- _Exercise directions_: Line by line, repeat the data below exactly, beginning at the first line and ending at the line with "107 Q50 104". Omit pictures.

- _Supplied material_:
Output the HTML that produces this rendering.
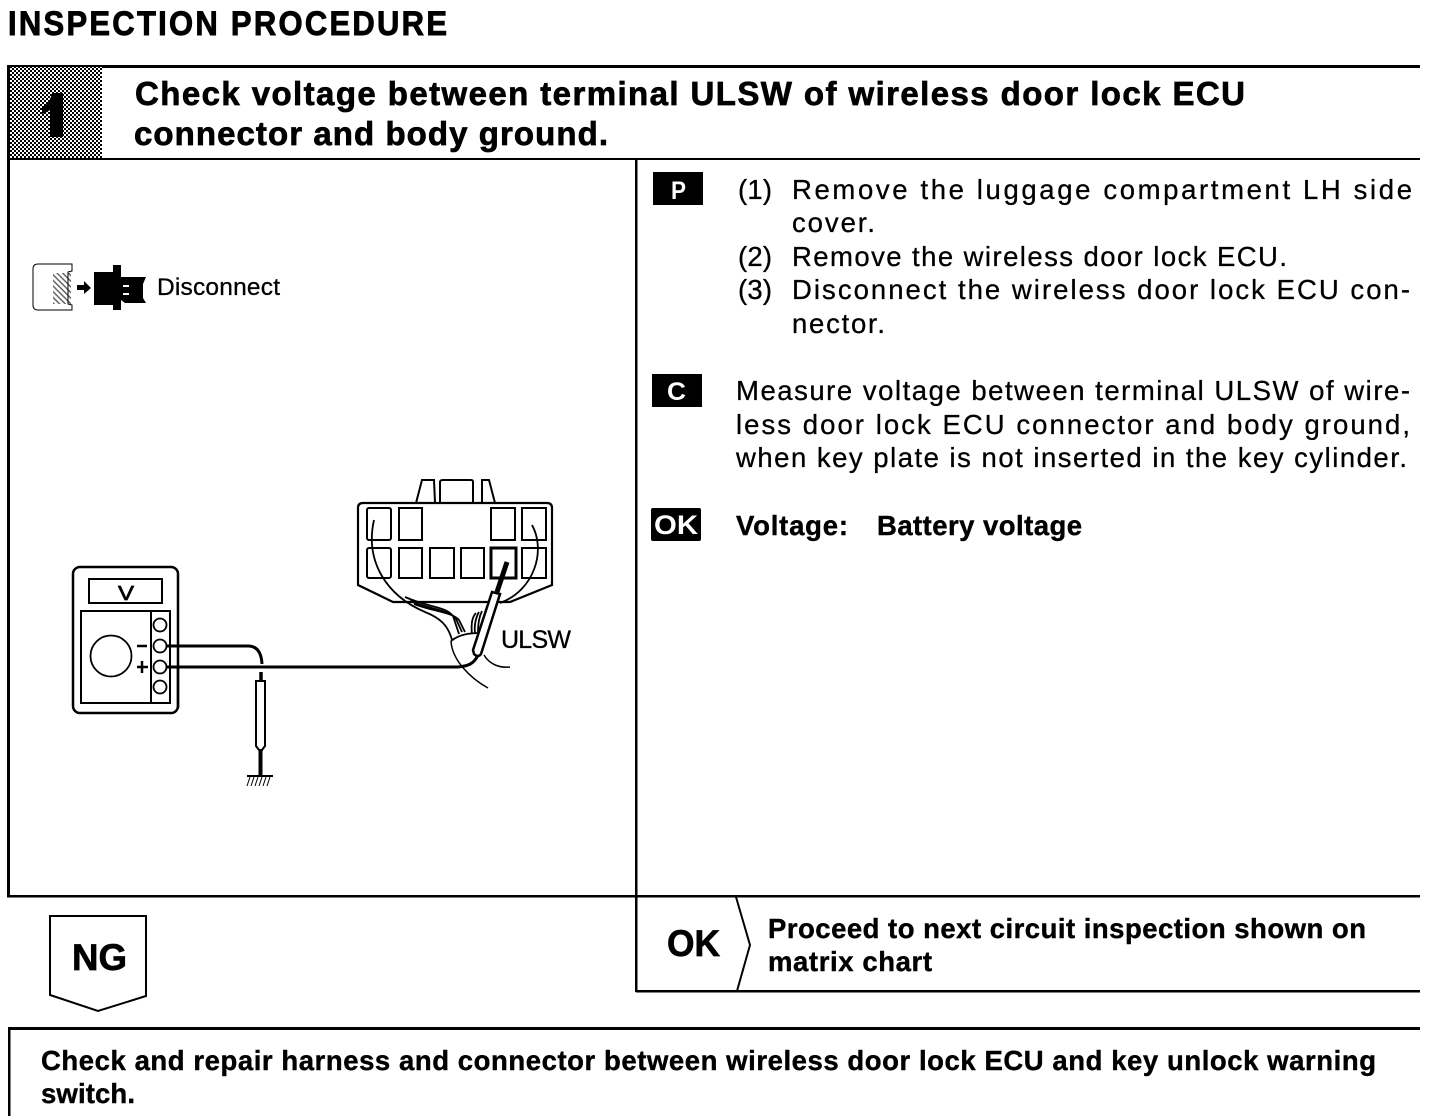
<!DOCTYPE html>
<html><head><meta charset="utf-8"><style>
html,body{margin:0;padding:0;background:#fff}
svg{display:block}
text{font-family:"Liberation Sans",sans-serif;fill:#000}
.b{font-weight:bold}
.h{font-size:33px;font-weight:bold;stroke:#000;stroke-width:.7px}
.r{font-size:27.500px;stroke:#000;stroke-width:.3px}
.m{font-size:27.500px;font-weight:bold;stroke:#000;stroke-width:.4px}
</style></head><body>
<svg width="1440" height="1116" viewBox="0 0 1440 1116" xmlns="http://www.w3.org/2000/svg">
<defs>
<pattern id="ht" width="4" height="4" patternUnits="userSpaceOnUse">
<rect width="4" height="4" fill="#fff"/>
<rect width="2" height="2" fill="#000"/><rect x="2" y="2" width="2" height="2" fill="#000"/>
</pattern>
<pattern id="h2" width="4" height="4" patternUnits="userSpaceOnUse" patternTransform="rotate(45)">
<rect width="4" height="1.500" fill="#000"/>
</pattern>
</defs>
<rect width="1440" height="1116" fill="#fff"/>

<text transform="translate(8,35) scale(1,1.1)" class="b" font-size="31" stroke="#000" stroke-width=".8" textLength="439" lengthAdjust="spacing">INSPECTION PROCEDURE</text>

<!-- main frame -->
<rect x="7" y="65" width="1413" height="3" fill="#000"/>
<rect x="7" y="65" width="3" height="832" fill="#000"/>
<rect x="7" y="158" width="1413" height="2" fill="#000"/>
<rect x="7" y="895" width="1413" height="2.500" fill="#000"/>
<rect x="635" y="158" width="2.500" height="834" fill="#000"/>
<rect x="636" y="990" width="784" height="2.500" fill="#000"/>

<!-- number block -->
<rect x="10" y="67" width="92" height="91" fill="url(#ht)"/>
<path d="M42 107 Q50 104 52 93 H63 V137 H50 V110 Q46 113 42 114Z" fill="#000"/>

<text x="135" y="105" class="h" textLength="1110" lengthAdjust="spacing">Check voltage between terminal ULSW of wireless door lock ECU</text>
<text x="134" y="145" class="h" textLength="474" lengthAdjust="spacing">connector and body ground.</text>

<!-- disconnect icon -->
<path d="M72 264 H38 Q33 264 33 269 V305 Q33 310 38 310 H72 V305 L68 304 V272 L72 271Z" fill="#fff" stroke="#000" stroke-width="1"/>
<rect x="53" y="273" width="18" height="31" fill="url(#h2)" opacity=".6"/>
<path d="M77 285 H84 V281 L91 288 L84 294 V290 H77Z" fill="#000"/>
<path d="M94 272 H113 V265 H121 V310 H113 V305 H94Z" fill="#000"/>
<path d="M121 277 H146 L143 284 V298 L146 303 H125 L121 300Z" fill="#000"/>
<rect x="123" y="285" width="6" height="2" fill="#fff"/><rect x="123" y="293" width="6" height="2" fill="#fff"/>
<text x="157" y="295" font-size="24.500" stroke="#000" stroke-width=".3" textLength="123" lengthAdjust="spacing">Disconnect</text>

<!-- connector -->
<g fill="none" stroke="#000" stroke-width="2">
<path d="M363 503 H547 Q552 503 552 508 V585 L510 602 H393 L358 585 V508 Q358 503 363 503Z" stroke-width="2.200"/>
<path d="M416 503 L422 480 H434 L435 503"/>
<path d="M440 503 V482 Q440 480 443 480 H471 Q473 480 473 482 V503"/>
<path d="M482 503 V480 H489 L495 503"/>
<rect x="367" y="508" width="24" height="32" rx="2"/>
<rect x="399" y="508" width="23" height="32"/>
<rect x="491" y="508" width="24" height="32"/>
<rect x="522" y="508" width="24" height="32"/>
<rect x="367" y="548" width="24" height="30" rx="2"/>
<rect x="399" y="548" width="23" height="30"/>
<rect x="430" y="548" width="24" height="30"/>
<rect x="461" y="548" width="23" height="30"/>
<rect x="491" y="548" width="25" height="30" stroke-width="3"/>
<rect x="522" y="548" width="24" height="30"/>
</g>
<!-- wires -->
<g fill="none" stroke="#000" stroke-width="1.800">
<path d="M374 520 C365 560 385 595 425 612 C440 618 448 625 452 640"/>
<path d="M532 525 C546 550 535 590 500 603"/>
<path d="M405 597 C430 608 445 606 453 616 L459 634"/>
<path d="M410 601 C432 610 450 610 456 619 L462 632"/>
<path d="M414 604 C435 612 452 612 459 620 L465 632"/>
<path d="M476 613 C472 617 471 625 472 634 M479 612 C476 617 474 625 475 633 M482 611 C479 617 478 625 478 632"/>
<path d="M451 641 C460 634 470 633 481 633"/>
<path d="M451 641 C452 660 470 678 488 688" stroke-width="1.500"/>
<path d="M484 655 C490 665 500 668 510 667" stroke-width="1.500"/>
</g>
<!-- probe -->
<path d="M507 562 L497 592" stroke="#000" stroke-width="5" fill="none"/>
<path d="M492 592 L500 594 L481 654 Q478 658 474 654 L473 650Z" fill="#fff" stroke="#000" stroke-width="2.500"/>
<path d="M478 655 C474 664 468 666 458 667" fill="none" stroke="#000" stroke-width="3"/>

<text x="501" y="648" font-size="25" stroke="#000" stroke-width=".3" textLength="70" lengthAdjust="spacing">ULSW</text>

<!-- meter -->
<g fill="none" stroke="#000">
<rect x="73" y="567" width="105" height="146" rx="7" stroke-width="2.500"/>
<rect x="89" y="579" width="73" height="24" stroke-width="2"/>
<rect x="81" y="611" width="89" height="92" stroke-width="2"/>
<path d="M151 611 V703" stroke-width="2"/>
<circle cx="111" cy="656" r="20.500" stroke-width="1.800"/>
<circle cx="160" cy="625" r="6.500" stroke-width="1.800"/>
<circle cx="160" cy="646" r="6.500" stroke-width="1.800"/>
<circle cx="160" cy="667" r="6.500" stroke-width="1.800"/>
<circle cx="160" cy="687" r="6.500" stroke-width="1.800"/>
<path d="M137 646 H147" stroke-width="2.500"/>
<path d="M137 667 H148 M142 661 V673" stroke-width="2.500"/>
<path d="M167 646 H248 Q261 646 262 664" stroke-width="3"/>
<path d="M167 667 H458" stroke-width="3"/>
<path d="M178 668 V708" stroke-width="2.500"/>
<path d="M261 672 V681" stroke-width="3.500"/>
<path d="M256 681 H265 L265 746 L262 750 H259 L256 746Z" stroke-width="2" fill="#fff"/>
<path d="M260.500 750 V776" stroke-width="4"/>
<path d="M247 776 H273" stroke-width="2"/>
<path d="M250 777 L247 786 M254 777 L251 786 M258 777 L255 786 M262 777 L259 786 M266 777 L263 786 M270 777 L267 786" stroke-width="1"/>
</g>
<text x="118" y="600" font-size="20" stroke="#000" stroke-width=".7" textLength="16" lengthAdjust="spacingAndGlyphs">V</text>

<!-- badges -->
<rect x="653" y="172" width="50" height="33" fill="#000"/>
<text x="671" y="199" font-size="25" font-weight="bold" textLength="15" lengthAdjust="spacingAndGlyphs" style="fill:#fff">P</text>
<rect x="652" y="374" width="50" height="33" fill="#000"/>
<text x="667" y="400" font-size="25" font-weight="bold" textLength="19" lengthAdjust="spacingAndGlyphs" style="fill:#fff">C</text>
<rect x="651" y="508" width="50" height="33" rx="2" fill="#000"/>
<text x="654" y="534" font-size="27" font-weight="bold" textLength="44" lengthAdjust="spacingAndGlyphs" style="fill:#fff">OK</text>

<!-- right text -->
<text x="738" y="199" class="r" textLength="34" lengthAdjust="spacing">(1)</text>
<text x="792" y="199" class="r" textLength="620" lengthAdjust="spacing">Remove the luggage compartment LH side</text>
<text x="792" y="232" class="r" textLength="83" lengthAdjust="spacing">cover.</text>
<text x="738" y="266" class="r" textLength="34" lengthAdjust="spacing">(2)</text>
<text x="792" y="266" class="r" textLength="495" lengthAdjust="spacing">Remove the wireless door lock ECU.</text>
<text x="738" y="299" class="r" textLength="34" lengthAdjust="spacing">(3)</text>
<text x="792" y="299" class="r" textLength="618" lengthAdjust="spacing">Disconnect the wireless door lock ECU con-</text>
<text x="792" y="333" class="r" textLength="93" lengthAdjust="spacing">nector.</text>
<text x="736" y="400" class="r" textLength="674" lengthAdjust="spacing">Measure voltage between terminal ULSW of wire-</text>
<text x="736" y="434" class="r" textLength="674" lengthAdjust="spacing">less door lock ECU connector and body ground,</text>
<text x="736" y="467" class="r" textLength="671" lengthAdjust="spacing">when key plate is not inserted in the key cylinder.</text>
<text x="736" y="535" class="m" textLength="112" lengthAdjust="spacing">Voltage:</text>
<text x="877" y="535" class="m" textLength="205" lengthAdjust="spacing">Battery voltage</text>

<!-- NG -->
<path d="M50 916 H146 V996 L98 1011 L50 995Z" fill="#fff" stroke="#000" stroke-width="2"/>
<text x="72" y="970" class="b" font-size="37" stroke="#000" stroke-width=".7" textLength="55" lengthAdjust="spacingAndGlyphs">NG</text>

<!-- OK -->
<path d="M736 897 L750 945 L737 991" fill="none" stroke="#000" stroke-width="2"/>
<text x="667" y="956" class="b" font-size="37" stroke="#000" stroke-width=".7" textLength="53" lengthAdjust="spacingAndGlyphs">OK</text>
<text x="768" y="938" class="m" textLength="598" lengthAdjust="spacing">Proceed to next circuit inspection shown on</text>
<text x="768" y="971" class="m" textLength="164" lengthAdjust="spacing">matrix chart</text>

<!-- bottom box -->
<rect x="8" y="1027" width="1412" height="3" fill="#000"/>
<rect x="8" y="1027" width="2.500" height="89" fill="#000"/>
<text x="41" y="1070" class="m" textLength="1335" lengthAdjust="spacing">Check and repair harness and connector between wireless door lock ECU and key unlock warning</text>
<text x="41" y="1103" class="m" textLength="94" lengthAdjust="spacing">switch.</text>
</svg>
</body></html>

- _Final answer_:
Output the HTML that produces this rendering.
<!DOCTYPE html>
<html><head><meta charset="utf-8"><style>
html,body{margin:0;padding:0;background:#fff}
svg{display:block}
text{font-family:"Liberation Sans",sans-serif;fill:#000}
.b{font-weight:bold}
.h{font-size:33px;font-weight:bold;stroke:#000;stroke-width:.7px}
.r{font-size:27.500px;stroke:#000;stroke-width:.3px}
.m{font-size:27.500px;font-weight:bold;stroke:#000;stroke-width:.4px}
</style></head><body>
<svg width="1440" height="1116" viewBox="0 0 1440 1116" xmlns="http://www.w3.org/2000/svg">
<defs>
<pattern id="ht" width="4" height="4" patternUnits="userSpaceOnUse">
<rect width="4" height="4" fill="#fff"/>
<rect width="2" height="2" fill="#000"/><rect x="2" y="2" width="2" height="2" fill="#000"/>
</pattern>
<pattern id="h2" width="4" height="4" patternUnits="userSpaceOnUse" patternTransform="rotate(45)">
<rect width="4" height="1.500" fill="#000"/>
</pattern>
</defs>
<rect width="1440" height="1116" fill="#fff"/>

<text transform="translate(8,35) scale(1,1.1)" class="b" font-size="31" stroke="#000" stroke-width=".8" textLength="439" lengthAdjust="spacing">INSPECTION PROCEDURE</text>

<!-- main frame -->
<rect x="7" y="65" width="1413" height="3" fill="#000"/>
<rect x="7" y="65" width="3" height="832" fill="#000"/>
<rect x="7" y="158" width="1413" height="2" fill="#000"/>
<rect x="7" y="895" width="1413" height="2.500" fill="#000"/>
<rect x="635" y="158" width="2.500" height="834" fill="#000"/>
<rect x="636" y="990" width="784" height="2.500" fill="#000"/>

<!-- number block -->
<rect x="10" y="67" width="92" height="91" fill="url(#ht)"/>
<path d="M42 107 Q50 104 52 93 H63 V137 H50 V110 Q46 113 42 114Z" fill="#000"/>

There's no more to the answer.